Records
--- Begin ---
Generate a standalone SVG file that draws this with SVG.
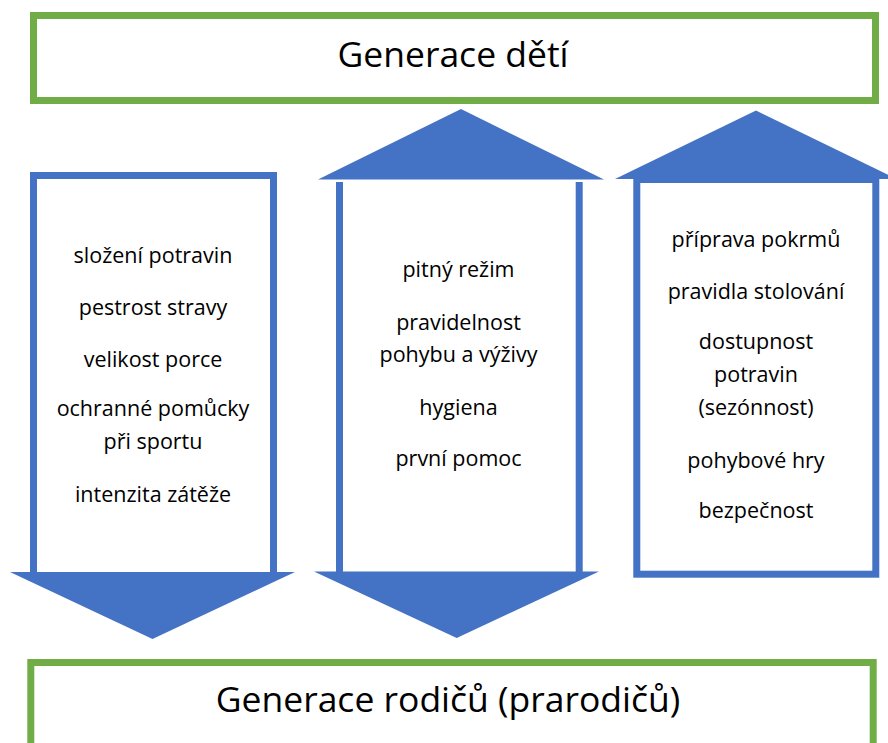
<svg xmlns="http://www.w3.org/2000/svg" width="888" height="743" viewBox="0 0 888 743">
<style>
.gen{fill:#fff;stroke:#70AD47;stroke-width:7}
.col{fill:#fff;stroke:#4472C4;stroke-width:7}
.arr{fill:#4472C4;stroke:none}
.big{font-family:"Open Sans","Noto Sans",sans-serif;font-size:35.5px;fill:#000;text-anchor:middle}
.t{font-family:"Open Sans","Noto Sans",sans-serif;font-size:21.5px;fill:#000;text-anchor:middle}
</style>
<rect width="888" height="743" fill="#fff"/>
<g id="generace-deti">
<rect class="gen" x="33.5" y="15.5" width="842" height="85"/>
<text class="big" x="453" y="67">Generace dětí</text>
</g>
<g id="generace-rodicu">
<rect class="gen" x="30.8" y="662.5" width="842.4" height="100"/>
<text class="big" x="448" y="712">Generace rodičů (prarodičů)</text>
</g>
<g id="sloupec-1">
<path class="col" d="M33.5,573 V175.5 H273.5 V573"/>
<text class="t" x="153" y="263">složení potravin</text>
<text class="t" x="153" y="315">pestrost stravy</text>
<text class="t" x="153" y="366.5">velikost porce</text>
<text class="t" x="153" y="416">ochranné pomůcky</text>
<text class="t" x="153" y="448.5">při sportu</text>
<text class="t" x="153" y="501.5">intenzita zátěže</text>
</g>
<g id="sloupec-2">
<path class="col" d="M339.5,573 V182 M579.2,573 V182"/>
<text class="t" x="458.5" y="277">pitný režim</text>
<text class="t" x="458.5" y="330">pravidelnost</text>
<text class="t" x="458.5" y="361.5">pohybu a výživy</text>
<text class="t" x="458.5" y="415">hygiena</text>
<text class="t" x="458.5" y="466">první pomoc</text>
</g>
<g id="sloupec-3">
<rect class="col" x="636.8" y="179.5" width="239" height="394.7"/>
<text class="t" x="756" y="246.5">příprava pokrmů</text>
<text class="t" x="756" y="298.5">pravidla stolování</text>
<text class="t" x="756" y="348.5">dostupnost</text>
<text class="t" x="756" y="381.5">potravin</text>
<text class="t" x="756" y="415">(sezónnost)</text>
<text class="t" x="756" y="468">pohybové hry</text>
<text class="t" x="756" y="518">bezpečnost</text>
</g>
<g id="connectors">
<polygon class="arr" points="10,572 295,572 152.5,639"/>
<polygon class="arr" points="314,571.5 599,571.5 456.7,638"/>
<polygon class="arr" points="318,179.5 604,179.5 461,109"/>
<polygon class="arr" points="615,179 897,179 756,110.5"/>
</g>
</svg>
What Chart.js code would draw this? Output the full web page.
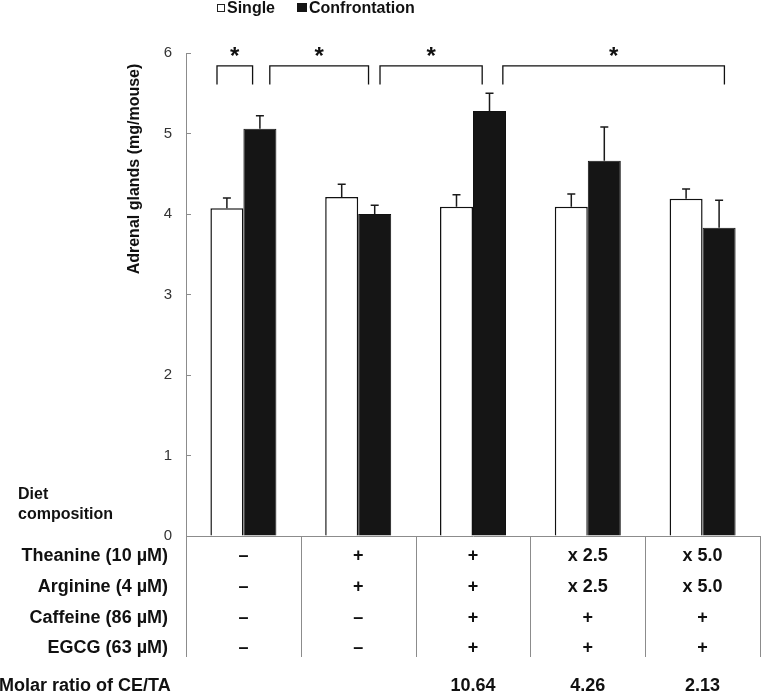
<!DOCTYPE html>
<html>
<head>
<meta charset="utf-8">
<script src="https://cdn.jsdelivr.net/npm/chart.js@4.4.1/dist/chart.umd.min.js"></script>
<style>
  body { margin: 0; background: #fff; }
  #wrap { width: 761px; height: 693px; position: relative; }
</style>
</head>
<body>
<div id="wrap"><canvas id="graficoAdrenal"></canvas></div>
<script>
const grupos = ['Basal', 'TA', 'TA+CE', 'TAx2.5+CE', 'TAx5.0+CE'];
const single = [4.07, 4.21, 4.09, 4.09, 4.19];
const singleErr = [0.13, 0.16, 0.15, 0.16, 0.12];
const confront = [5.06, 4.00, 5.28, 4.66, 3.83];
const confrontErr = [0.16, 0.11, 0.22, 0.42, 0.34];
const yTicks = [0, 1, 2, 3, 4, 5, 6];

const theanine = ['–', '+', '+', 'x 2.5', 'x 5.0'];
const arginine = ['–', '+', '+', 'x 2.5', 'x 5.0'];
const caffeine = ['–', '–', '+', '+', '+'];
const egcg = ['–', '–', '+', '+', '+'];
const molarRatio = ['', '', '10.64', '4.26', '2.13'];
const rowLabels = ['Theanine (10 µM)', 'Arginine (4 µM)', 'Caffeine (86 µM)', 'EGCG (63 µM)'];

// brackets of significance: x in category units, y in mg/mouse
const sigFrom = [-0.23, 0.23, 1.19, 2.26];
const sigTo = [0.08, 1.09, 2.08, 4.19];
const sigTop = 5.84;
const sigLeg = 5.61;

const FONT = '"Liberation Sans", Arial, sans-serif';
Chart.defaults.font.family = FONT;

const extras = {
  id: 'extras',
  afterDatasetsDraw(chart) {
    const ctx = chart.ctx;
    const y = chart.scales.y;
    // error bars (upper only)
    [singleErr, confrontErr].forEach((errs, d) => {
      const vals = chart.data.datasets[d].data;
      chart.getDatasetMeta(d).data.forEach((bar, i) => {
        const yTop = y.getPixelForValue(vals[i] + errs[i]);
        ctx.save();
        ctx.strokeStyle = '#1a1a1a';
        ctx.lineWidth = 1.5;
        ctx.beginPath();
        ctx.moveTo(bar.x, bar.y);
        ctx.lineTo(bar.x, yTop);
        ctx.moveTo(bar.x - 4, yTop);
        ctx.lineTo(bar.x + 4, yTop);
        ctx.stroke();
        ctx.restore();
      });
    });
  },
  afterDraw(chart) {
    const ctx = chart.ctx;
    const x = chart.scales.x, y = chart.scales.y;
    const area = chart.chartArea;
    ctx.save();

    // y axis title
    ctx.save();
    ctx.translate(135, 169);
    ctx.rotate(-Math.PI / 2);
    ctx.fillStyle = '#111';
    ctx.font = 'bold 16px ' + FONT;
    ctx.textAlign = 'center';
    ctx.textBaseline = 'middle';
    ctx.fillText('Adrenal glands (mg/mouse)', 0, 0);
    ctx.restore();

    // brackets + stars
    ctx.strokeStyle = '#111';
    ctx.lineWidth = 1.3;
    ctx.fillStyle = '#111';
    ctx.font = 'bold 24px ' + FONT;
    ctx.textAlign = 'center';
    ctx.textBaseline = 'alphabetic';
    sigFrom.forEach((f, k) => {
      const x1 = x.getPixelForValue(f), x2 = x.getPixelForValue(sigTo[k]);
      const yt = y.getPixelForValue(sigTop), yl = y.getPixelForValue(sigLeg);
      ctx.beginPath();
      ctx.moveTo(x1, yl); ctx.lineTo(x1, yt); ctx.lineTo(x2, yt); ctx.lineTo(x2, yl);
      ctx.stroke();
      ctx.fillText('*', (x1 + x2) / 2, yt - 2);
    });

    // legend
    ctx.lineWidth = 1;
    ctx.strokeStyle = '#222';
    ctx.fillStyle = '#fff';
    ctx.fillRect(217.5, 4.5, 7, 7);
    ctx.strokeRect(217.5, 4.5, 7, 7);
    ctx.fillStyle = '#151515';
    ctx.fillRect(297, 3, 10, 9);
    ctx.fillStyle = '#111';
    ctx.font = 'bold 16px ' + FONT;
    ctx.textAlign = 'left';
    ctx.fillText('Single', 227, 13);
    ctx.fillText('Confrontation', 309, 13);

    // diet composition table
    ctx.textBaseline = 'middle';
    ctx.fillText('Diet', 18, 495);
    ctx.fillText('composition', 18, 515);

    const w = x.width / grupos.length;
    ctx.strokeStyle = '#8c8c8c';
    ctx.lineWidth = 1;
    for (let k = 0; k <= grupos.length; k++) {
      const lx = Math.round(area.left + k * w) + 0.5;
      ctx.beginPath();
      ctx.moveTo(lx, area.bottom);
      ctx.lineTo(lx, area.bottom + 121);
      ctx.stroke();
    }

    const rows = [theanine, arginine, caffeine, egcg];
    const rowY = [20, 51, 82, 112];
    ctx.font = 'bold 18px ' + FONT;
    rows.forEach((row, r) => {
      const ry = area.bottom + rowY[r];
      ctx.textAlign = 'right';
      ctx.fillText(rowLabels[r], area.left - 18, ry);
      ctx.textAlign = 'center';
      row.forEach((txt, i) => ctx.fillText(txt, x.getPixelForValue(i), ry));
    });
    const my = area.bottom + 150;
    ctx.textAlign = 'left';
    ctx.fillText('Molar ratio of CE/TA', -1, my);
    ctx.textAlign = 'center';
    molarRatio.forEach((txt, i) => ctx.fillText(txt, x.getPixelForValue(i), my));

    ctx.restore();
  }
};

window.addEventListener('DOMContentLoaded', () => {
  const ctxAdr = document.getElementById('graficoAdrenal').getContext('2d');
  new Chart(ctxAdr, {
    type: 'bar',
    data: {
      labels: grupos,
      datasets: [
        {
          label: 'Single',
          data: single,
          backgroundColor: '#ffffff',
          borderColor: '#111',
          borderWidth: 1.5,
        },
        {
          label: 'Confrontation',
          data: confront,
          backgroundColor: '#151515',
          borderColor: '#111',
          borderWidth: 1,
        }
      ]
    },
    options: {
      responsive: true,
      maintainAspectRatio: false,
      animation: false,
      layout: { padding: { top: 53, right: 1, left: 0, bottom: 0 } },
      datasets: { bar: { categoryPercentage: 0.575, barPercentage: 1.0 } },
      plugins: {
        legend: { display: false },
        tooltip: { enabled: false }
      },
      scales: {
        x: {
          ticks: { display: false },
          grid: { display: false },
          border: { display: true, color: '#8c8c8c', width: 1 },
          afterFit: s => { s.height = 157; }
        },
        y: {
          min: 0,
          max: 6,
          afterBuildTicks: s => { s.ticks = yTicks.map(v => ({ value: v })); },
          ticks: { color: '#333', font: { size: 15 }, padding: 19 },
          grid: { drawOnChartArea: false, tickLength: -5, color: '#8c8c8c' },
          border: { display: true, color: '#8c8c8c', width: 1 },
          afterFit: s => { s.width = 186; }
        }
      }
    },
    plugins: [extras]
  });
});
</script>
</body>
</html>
--- End ---
> [Given problem]: Make an exact copy of the lines from the one holding "What Chart.js code" through the one holding "const yTicks = [0, 1, 2, 3, 4, 5, 6];", end lines included, without the pictures.

> [Result of this task]:
What Chart.js code would draw this? Output the full web page.
<!DOCTYPE html>
<html>
<head>
<meta charset="utf-8">
<script src="https://cdn.jsdelivr.net/npm/chart.js@4.4.1/dist/chart.umd.min.js"></script>
<style>
  body { margin: 0; background: #fff; }
  #wrap { width: 761px; height: 693px; position: relative; }
</style>
</head>
<body>
<div id="wrap"><canvas id="graficoAdrenal"></canvas></div>
<script>
const grupos = ['Basal', 'TA', 'TA+CE', 'TAx2.5+CE', 'TAx5.0+CE'];
const single = [4.07, 4.21, 4.09, 4.09, 4.19];
const singleErr = [0.13, 0.16, 0.15, 0.16, 0.12];
const confront = [5.06, 4.00, 5.28, 4.66, 3.83];
const confrontErr = [0.16, 0.11, 0.22, 0.42, 0.34];
const yTicks = [0, 1, 2, 3, 4, 5, 6];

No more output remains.